Job:
Repeat the whole listing exactly as written.

Supplied material:
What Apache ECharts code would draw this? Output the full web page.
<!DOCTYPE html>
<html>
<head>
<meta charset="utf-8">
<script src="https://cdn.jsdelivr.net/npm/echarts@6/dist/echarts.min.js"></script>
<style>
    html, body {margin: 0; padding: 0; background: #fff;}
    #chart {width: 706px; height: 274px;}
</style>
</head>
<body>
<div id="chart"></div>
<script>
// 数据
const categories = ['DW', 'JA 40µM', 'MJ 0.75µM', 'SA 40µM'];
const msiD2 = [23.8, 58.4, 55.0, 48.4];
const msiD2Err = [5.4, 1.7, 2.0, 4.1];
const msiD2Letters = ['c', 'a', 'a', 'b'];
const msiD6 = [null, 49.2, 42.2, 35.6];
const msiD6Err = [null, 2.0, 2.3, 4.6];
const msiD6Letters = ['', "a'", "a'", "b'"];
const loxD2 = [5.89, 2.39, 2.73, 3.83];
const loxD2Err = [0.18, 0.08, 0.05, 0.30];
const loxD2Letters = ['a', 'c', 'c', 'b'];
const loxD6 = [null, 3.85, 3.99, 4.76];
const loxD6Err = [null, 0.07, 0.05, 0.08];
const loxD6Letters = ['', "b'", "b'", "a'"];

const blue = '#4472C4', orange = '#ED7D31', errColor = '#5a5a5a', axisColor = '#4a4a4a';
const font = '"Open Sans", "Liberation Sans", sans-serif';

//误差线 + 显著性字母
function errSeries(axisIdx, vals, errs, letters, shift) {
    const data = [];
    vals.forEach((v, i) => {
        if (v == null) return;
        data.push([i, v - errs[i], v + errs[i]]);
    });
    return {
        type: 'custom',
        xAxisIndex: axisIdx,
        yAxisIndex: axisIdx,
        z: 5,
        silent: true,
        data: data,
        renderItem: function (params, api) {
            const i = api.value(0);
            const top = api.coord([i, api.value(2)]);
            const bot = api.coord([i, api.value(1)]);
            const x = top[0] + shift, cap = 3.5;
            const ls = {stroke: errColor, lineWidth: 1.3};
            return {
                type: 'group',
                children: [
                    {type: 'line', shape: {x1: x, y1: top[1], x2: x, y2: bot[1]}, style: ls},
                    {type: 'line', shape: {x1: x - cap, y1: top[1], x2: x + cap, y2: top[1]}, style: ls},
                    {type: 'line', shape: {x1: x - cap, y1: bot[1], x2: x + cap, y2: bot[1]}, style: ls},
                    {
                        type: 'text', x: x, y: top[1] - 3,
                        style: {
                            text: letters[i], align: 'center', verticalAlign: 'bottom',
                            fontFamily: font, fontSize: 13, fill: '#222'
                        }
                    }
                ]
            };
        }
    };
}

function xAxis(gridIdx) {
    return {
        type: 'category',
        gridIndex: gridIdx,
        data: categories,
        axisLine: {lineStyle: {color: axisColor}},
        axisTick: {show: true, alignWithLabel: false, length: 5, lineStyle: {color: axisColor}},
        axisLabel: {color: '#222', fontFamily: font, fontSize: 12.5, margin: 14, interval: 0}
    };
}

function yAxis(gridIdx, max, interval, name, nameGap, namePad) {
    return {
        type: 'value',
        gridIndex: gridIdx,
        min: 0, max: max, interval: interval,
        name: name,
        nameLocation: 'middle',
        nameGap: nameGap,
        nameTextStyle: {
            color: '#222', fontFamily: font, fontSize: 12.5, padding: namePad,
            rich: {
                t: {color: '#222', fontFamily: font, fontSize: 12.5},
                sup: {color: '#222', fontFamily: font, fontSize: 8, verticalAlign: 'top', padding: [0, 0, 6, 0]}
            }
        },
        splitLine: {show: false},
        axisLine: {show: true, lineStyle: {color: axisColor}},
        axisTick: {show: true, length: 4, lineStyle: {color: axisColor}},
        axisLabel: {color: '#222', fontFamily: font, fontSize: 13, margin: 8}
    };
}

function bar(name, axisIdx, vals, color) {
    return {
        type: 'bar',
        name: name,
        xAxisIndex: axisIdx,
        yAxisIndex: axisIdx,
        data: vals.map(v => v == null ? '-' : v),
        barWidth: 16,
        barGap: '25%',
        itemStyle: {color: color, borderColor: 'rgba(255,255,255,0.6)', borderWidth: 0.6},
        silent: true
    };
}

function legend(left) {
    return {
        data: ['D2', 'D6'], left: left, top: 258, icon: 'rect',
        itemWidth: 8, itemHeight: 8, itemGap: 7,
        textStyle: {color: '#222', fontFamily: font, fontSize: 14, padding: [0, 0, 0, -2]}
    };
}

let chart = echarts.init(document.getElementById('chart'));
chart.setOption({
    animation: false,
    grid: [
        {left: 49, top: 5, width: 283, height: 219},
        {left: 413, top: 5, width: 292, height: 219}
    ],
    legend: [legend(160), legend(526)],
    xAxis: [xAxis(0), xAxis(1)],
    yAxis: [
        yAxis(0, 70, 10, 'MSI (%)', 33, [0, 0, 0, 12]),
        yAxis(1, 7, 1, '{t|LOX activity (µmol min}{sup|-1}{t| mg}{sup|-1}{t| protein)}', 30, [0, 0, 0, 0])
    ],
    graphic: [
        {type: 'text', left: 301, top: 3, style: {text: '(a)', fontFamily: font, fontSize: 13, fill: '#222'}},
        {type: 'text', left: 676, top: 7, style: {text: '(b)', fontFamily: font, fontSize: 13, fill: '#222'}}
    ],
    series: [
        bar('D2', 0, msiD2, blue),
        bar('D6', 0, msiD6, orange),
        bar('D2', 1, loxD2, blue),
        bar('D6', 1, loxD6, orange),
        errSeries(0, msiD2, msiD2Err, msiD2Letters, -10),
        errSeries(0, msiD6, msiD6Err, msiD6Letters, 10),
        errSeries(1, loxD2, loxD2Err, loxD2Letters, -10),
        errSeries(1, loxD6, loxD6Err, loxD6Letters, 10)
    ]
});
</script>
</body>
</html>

Reply to the exercise:
What Apache ECharts code would draw this? Output the full web page.
<!DOCTYPE html>
<html>
<head>
<meta charset="utf-8">
<script src="https://cdn.jsdelivr.net/npm/echarts@6/dist/echarts.min.js"></script>
<style>
    html, body {margin: 0; padding: 0; background: #fff;}
    #chart {width: 706px; height: 274px;}
</style>
</head>
<body>
<div id="chart"></div>
<script>
// 数据
const categories = ['DW', 'JA 40µM', 'MJ 0.75µM', 'SA 40µM'];
const msiD2 = [23.8, 58.4, 55.0, 48.4];
const msiD2Err = [5.4, 1.7, 2.0, 4.1];
const msiD2Letters = ['c', 'a', 'a', 'b'];
const msiD6 = [null, 49.2, 42.2, 35.6];
const msiD6Err = [null, 2.0, 2.3, 4.6];
const msiD6Letters = ['', "a'", "a'", "b'"];
const loxD2 = [5.89, 2.39, 2.73, 3.83];
const loxD2Err = [0.18, 0.08, 0.05, 0.30];
const loxD2Letters = ['a', 'c', 'c', 'b'];
const loxD6 = [null, 3.85, 3.99, 4.76];
const loxD6Err = [null, 0.07, 0.05, 0.08];
const loxD6Letters = ['', "b'", "b'", "a'"];

const blue = '#4472C4', orange = '#ED7D31', errColor = '#5a5a5a', axisColor = '#4a4a4a';
const font = '"Open Sans", "Liberation Sans", sans-serif';

//误差线 + 显著性字母
function errSeries(axisIdx, vals, errs, letters, shift) {
    const data = [];
    vals.forEach((v, i) => {
        if (v == null) return;
        data.push([i, v - errs[i], v + errs[i]]);
    });
    return {
        type: 'custom',
        xAxisIndex: axisIdx,
        yAxisIndex: axisIdx,
        z: 5,
        silent: true,
        data: data,
        renderItem: function (params, api) {
            const i = api.value(0);
            const top = api.coord([i, api.value(2)]);
            const bot = api.coord([i, api.value(1)]);
            const x = top[0] + shift, cap = 3.5;
            const ls = {stroke: errColor, lineWidth: 1.3};
            return {
                type: 'group',
                children: [
                    {type: 'line', shape: {x1: x, y1: top[1], x2: x, y2: bot[1]}, style: ls},
                    {type: 'line', shape: {x1: x - cap, y1: top[1], x2: x + cap, y2: top[1]}, style: ls},
                    {type: 'line', shape: {x1: x - cap, y1: bot[1], x2: x + cap, y2: bot[1]}, style: ls},
                    {
                        type: 'text', x: x, y: top[1] - 3,
                        style: {
                            text: letters[i], align: 'center', verticalAlign: 'bottom',
                            fontFamily: font, fontSize: 13, fill: '#222'
                        }
                    }
                ]
            };
        }
    };
}

function xAxis(gridIdx) {
    return {
        type: 'category',
        gridIndex: gridIdx,
        data: categories,
        axisLine: {lineStyle: {color: axisColor}},
        axisTick: {show: true, alignWithLabel: false, length: 5, lineStyle: {color: axisColor}},
        axisLabel: {color: '#222', fontFamily: font, fontSize: 12.5, margin: 14, interval: 0}
    };
}

function yAxis(gridIdx, max, interval, name, nameGap, namePad) {
    return {
        type: 'value',
        gridIndex: gridIdx,
        min: 0, max: max, interval: interval,
        name: name,
        nameLocation: 'middle',
        nameGap: nameGap,
        nameTextStyle: {
            color: '#222', fontFamily: font, fontSize: 12.5, padding: namePad,
            rich: {
                t: {color: '#222', fontFamily: font, fontSize: 12.5},
                sup: {color: '#222', fontFamily: font, fontSize: 8, verticalAlign: 'top', padding: [0, 0, 6, 0]}
            }
        },
        splitLine: {show: false},
        axisLine: {show: true, lineStyle: {color: axisColor}},
        axisTick: {show: true, length: 4, lineStyle: {color: axisColor}},
        axisLabel: {color: '#222', fontFamily: font, fontSize: 13, margin: 8}
    };
}

function bar(name, axisIdx, vals, color) {
    return {
        type: 'bar',
        name: name,
        xAxisIndex: axisIdx,
        yAxisIndex: axisIdx,
        data: vals.map(v => v == null ? '-' : v),
        barWidth: 16,
        barGap: '25%',
        itemStyle: {color: color, borderColor: 'rgba(255,255,255,0.6)', borderWidth: 0.6},
        silent: true
    };
}

function legend(left) {
    return {
        data: ['D2', 'D6'], left: left, top: 258, icon: 'rect',
        itemWidth: 8, itemHeight: 8, itemGap: 7,
        textStyle: {color: '#222', fontFamily: font, fontSize: 14, padding: [0, 0, 0, -2]}
    };
}

let chart = echarts.init(document.getElementById('chart'));
chart.setOption({
    animation: false,
    grid: [
        {left: 49, top: 5, width: 283, height: 219},
        {left: 413, top: 5, width: 292, height: 219}
    ],
    legend: [legend(160), legend(526)],
    xAxis: [xAxis(0), xAxis(1)],
    yAxis: [
        yAxis(0, 70, 10, 'MSI (%)', 33, [0, 0, 0, 12]),
        yAxis(1, 7, 1, '{t|LOX activity (µmol min}{sup|-1}{t| mg}{sup|-1}{t| protein)}', 30, [0, 0, 0, 0])
    ],
    graphic: [
        {type: 'text', left: 301, top: 3, style: {text: '(a)', fontFamily: font, fontSize: 13, fill: '#222'}},
        {type: 'text', left: 676, top: 7, style: {text: '(b)', fontFamily: font, fontSize: 13, fill: '#222'}}
    ],
    series: [
        bar('D2', 0, msiD2, blue),
        bar('D6', 0, msiD6, orange),
        bar('D2', 1, loxD2, blue),
        bar('D6', 1, loxD6, orange),
        errSeries(0, msiD2, msiD2Err, msiD2Letters, -10),
        errSeries(0, msiD6, msiD6Err, msiD6Letters, 10),
        errSeries(1, loxD2, loxD2Err, loxD2Letters, -10),
        errSeries(1, loxD6, loxD6Err, loxD6Letters, 10)
    ]
});
</script>
</body>
</html>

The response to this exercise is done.